No sooner had I turned my tape recorder on than the Colonel received an urgent phone call. Could I make it the next day?, he asked. The next day, he tried to give me time, but it didn’t work out. When I seated myself in front of him in his private office with the large, ornate desk, he informed me: “I’ve had a bad hair day—can we reschedule?” This was no whim on his part. Not only had he been called away from his home early that morning to attend to some US expatriates who had been robbed and badly beaten, he was also now on his way to talk with the victim of a rape that had happened the night before.
The next time I visited Phil Maher in his office, it turned out that his retirement—for which a party in his honor had been scheduled the following weekend—was delayed for an indefinite amount of time. The approval process for his replacement had been slowed down, and Phil was going to have to stay in the job for a while longer. He hoped it wouldn’t be more than a couple of months.
It was quite a bit more than a couple of months. Finally, early the next spring, it seemed as if things were moving along.

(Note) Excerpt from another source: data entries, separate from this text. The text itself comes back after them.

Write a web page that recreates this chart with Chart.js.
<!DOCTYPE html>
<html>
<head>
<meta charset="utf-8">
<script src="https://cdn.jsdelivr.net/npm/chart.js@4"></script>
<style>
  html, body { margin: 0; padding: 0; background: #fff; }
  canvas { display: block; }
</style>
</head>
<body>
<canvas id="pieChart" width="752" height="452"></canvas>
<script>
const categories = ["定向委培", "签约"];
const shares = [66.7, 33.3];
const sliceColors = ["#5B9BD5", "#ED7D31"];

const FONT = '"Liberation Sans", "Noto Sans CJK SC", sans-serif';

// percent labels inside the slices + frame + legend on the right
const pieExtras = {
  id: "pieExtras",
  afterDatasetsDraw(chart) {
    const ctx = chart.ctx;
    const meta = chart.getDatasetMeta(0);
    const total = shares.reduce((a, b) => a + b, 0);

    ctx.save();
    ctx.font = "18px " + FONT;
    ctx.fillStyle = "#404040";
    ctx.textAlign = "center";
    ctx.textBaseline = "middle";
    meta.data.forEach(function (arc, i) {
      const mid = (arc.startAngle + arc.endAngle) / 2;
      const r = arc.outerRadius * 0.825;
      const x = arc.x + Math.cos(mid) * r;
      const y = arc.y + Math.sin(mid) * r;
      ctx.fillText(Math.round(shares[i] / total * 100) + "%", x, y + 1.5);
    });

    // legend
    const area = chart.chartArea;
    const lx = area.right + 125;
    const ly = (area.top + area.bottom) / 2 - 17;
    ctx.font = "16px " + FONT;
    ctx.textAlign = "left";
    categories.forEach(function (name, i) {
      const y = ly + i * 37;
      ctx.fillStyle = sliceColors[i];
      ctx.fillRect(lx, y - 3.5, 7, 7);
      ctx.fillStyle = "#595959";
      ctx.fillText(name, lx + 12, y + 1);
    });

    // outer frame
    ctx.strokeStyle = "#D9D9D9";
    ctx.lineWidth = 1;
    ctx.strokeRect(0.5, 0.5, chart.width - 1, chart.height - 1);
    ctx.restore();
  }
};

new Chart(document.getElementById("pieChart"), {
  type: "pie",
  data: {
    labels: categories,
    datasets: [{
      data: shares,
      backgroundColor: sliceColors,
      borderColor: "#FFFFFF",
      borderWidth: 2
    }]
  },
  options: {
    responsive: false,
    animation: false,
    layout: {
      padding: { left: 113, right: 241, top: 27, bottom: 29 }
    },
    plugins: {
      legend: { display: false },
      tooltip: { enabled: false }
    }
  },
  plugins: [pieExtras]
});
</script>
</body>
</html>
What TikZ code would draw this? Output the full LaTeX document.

The Colonel had said “enough!” a month or so earlier and had left the job. A new consular agent was on the way in. I telephoned out to Phil and Muriel Maher’s house, and I was sitting across from him at a small desk within a couple of days.
The results of that interview were published in Atención in May 2006, and then again just recently, after his death.
Phil was a journalist’s dream. He listened carefully to the questions I asked him; he answered them directly and articulately and with great intelligence and humor. He had a store of wonderful stories to tell. He allowed his essence to show through—of a capable, giving, caring man who had devoted all of his life to service of others: his country, his family, his community.
How lucky we of San Miguel are to have had this wonderful human being among us.